TO BE DONE:
Copy out the lines of the records below, and only those lines, from the one with "What Bokeh code" through the one with "from bokeh.resources import INLINE", exactly as they appear.

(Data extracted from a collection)
+===+

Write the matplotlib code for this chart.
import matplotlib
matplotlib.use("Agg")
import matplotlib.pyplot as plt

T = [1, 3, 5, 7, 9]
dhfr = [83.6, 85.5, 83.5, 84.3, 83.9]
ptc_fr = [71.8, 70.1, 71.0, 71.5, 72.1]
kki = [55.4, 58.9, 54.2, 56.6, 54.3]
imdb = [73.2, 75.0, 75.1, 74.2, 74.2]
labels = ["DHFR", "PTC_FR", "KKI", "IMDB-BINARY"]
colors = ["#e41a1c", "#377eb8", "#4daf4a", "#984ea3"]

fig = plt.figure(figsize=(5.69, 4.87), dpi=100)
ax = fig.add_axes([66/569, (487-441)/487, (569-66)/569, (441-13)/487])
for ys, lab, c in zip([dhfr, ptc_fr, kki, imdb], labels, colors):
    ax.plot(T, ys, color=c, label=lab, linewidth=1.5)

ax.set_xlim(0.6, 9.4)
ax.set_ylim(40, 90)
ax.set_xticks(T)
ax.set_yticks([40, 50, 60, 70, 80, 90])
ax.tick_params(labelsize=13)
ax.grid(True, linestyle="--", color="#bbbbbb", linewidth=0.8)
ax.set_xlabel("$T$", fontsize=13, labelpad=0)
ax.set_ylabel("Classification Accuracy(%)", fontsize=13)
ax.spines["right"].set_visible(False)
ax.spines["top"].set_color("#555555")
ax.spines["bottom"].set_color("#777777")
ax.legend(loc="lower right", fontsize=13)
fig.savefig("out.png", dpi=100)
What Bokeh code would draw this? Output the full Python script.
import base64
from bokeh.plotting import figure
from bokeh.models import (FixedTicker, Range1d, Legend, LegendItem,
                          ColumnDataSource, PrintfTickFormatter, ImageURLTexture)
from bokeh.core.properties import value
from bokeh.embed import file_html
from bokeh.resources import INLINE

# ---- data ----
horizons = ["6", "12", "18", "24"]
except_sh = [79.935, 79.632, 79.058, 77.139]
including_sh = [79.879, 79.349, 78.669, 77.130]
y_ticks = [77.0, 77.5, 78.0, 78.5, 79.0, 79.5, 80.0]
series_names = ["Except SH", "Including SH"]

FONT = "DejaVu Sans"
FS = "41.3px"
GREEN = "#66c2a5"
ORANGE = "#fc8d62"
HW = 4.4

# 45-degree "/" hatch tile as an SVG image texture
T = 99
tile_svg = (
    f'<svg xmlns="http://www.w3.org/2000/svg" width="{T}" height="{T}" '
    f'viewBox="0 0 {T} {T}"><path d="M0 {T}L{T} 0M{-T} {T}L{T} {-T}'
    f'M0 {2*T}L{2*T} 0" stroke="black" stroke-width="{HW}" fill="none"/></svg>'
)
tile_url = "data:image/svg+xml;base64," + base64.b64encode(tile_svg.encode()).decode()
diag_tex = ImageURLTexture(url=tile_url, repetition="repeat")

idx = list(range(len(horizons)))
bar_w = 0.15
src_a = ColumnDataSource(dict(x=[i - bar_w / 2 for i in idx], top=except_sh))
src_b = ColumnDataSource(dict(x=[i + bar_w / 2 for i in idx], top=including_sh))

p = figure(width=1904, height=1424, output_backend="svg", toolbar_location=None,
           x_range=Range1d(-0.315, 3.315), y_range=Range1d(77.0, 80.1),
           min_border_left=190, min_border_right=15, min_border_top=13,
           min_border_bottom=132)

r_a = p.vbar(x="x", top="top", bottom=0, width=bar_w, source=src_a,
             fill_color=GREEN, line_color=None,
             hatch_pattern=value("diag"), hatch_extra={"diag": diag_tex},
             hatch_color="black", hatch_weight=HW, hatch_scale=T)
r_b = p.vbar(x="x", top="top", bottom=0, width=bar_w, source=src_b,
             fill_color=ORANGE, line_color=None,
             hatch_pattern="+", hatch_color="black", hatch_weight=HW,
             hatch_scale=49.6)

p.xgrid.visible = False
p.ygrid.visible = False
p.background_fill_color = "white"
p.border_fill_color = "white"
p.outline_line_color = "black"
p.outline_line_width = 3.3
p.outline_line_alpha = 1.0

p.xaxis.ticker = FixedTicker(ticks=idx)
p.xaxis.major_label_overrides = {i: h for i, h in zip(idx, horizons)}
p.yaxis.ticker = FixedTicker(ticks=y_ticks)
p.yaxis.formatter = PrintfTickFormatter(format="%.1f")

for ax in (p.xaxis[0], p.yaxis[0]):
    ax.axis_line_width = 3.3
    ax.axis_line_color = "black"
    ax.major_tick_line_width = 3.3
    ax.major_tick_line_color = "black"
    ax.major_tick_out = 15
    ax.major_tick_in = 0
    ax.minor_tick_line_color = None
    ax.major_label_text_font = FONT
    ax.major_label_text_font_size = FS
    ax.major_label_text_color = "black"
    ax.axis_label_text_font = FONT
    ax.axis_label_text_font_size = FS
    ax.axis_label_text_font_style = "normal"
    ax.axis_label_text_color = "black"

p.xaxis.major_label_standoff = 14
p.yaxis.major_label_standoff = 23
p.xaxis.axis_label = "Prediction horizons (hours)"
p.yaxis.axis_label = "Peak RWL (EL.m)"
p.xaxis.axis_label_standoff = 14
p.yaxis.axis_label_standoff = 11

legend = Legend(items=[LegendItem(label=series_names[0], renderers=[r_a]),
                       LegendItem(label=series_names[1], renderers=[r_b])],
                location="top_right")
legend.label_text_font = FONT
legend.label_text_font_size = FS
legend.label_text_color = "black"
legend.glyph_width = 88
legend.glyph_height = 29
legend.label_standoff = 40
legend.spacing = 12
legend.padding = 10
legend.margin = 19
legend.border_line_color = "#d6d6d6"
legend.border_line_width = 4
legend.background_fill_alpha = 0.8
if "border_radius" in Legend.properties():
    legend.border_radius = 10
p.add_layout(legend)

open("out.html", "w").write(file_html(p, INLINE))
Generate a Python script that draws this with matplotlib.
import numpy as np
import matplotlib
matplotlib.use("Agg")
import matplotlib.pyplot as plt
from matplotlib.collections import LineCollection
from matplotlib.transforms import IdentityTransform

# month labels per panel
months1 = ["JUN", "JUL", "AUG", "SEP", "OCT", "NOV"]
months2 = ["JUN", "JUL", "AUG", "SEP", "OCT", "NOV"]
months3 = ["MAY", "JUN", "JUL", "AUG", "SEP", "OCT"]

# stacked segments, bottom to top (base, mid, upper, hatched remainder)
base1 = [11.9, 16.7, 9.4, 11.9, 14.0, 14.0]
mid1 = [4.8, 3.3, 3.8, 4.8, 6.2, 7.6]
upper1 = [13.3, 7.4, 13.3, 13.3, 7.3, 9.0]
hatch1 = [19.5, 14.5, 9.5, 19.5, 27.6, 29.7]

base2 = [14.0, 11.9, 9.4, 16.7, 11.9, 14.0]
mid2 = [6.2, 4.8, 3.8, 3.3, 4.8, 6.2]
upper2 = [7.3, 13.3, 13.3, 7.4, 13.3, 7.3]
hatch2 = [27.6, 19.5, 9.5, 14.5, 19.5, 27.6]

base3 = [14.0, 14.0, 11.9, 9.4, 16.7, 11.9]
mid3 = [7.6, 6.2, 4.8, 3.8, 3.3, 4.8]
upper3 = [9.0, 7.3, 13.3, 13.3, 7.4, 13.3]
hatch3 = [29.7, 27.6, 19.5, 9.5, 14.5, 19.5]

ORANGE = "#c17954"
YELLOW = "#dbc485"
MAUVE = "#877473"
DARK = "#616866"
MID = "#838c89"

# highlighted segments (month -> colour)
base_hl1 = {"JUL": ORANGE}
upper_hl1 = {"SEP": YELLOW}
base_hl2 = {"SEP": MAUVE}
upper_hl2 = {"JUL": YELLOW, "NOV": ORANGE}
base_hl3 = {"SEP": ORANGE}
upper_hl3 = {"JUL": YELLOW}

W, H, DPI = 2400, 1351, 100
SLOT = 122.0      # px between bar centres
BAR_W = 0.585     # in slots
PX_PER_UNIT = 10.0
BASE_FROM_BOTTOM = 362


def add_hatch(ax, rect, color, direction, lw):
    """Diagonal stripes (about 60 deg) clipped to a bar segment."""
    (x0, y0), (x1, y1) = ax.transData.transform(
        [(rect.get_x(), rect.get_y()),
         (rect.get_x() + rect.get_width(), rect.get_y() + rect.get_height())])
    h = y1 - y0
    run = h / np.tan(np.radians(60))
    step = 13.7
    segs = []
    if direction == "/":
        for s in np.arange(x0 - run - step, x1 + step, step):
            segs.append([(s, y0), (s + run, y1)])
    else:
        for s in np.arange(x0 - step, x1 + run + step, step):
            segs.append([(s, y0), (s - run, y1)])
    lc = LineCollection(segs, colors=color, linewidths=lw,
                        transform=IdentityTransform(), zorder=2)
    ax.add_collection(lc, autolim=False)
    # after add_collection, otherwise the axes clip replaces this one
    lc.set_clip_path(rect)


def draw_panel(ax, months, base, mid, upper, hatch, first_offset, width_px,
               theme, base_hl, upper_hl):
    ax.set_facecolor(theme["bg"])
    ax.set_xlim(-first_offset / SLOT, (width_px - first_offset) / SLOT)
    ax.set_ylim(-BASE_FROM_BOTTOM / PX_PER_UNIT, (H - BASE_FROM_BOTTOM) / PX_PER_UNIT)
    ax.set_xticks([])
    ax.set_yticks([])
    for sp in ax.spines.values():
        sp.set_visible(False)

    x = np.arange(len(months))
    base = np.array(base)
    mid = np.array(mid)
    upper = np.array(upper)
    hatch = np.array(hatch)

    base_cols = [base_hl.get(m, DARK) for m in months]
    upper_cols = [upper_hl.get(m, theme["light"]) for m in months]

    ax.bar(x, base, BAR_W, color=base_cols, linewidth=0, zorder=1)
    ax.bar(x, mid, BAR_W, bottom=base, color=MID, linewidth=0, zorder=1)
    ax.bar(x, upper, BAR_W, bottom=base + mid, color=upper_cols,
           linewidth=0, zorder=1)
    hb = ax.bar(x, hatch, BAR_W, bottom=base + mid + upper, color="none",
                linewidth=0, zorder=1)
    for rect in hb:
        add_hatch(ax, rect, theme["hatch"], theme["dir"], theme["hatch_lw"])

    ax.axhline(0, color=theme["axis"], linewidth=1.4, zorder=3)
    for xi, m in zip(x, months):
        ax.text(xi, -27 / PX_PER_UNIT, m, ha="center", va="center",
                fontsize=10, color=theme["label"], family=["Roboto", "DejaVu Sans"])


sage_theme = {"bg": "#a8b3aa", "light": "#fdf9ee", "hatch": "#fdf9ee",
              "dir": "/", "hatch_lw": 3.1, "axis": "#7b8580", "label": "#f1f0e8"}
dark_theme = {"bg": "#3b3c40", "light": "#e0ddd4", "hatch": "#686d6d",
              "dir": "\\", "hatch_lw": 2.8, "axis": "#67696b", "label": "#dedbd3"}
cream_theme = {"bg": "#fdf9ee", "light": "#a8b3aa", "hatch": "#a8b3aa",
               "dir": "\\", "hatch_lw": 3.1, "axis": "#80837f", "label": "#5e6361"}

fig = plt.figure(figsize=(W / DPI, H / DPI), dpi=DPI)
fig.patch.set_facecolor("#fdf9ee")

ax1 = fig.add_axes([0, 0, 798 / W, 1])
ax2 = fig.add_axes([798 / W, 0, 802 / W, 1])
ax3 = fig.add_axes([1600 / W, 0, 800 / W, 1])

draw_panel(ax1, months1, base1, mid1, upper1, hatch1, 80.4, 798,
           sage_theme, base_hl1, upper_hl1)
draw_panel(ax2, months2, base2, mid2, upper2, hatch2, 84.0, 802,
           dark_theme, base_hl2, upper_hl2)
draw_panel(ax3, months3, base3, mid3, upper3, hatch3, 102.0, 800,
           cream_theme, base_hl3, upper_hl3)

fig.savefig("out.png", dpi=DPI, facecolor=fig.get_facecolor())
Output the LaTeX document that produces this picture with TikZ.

+===+

FULL ANSWER:
What Bokeh code would draw this? Output the full Python script.
import base64
from bokeh.plotting import figure
from bokeh.models import (FixedTicker, Range1d, Legend, LegendItem,
                          ColumnDataSource, PrintfTickFormatter, ImageURLTexture)
from bokeh.core.properties import value
from bokeh.embed import file_html
from bokeh.resources import INLINE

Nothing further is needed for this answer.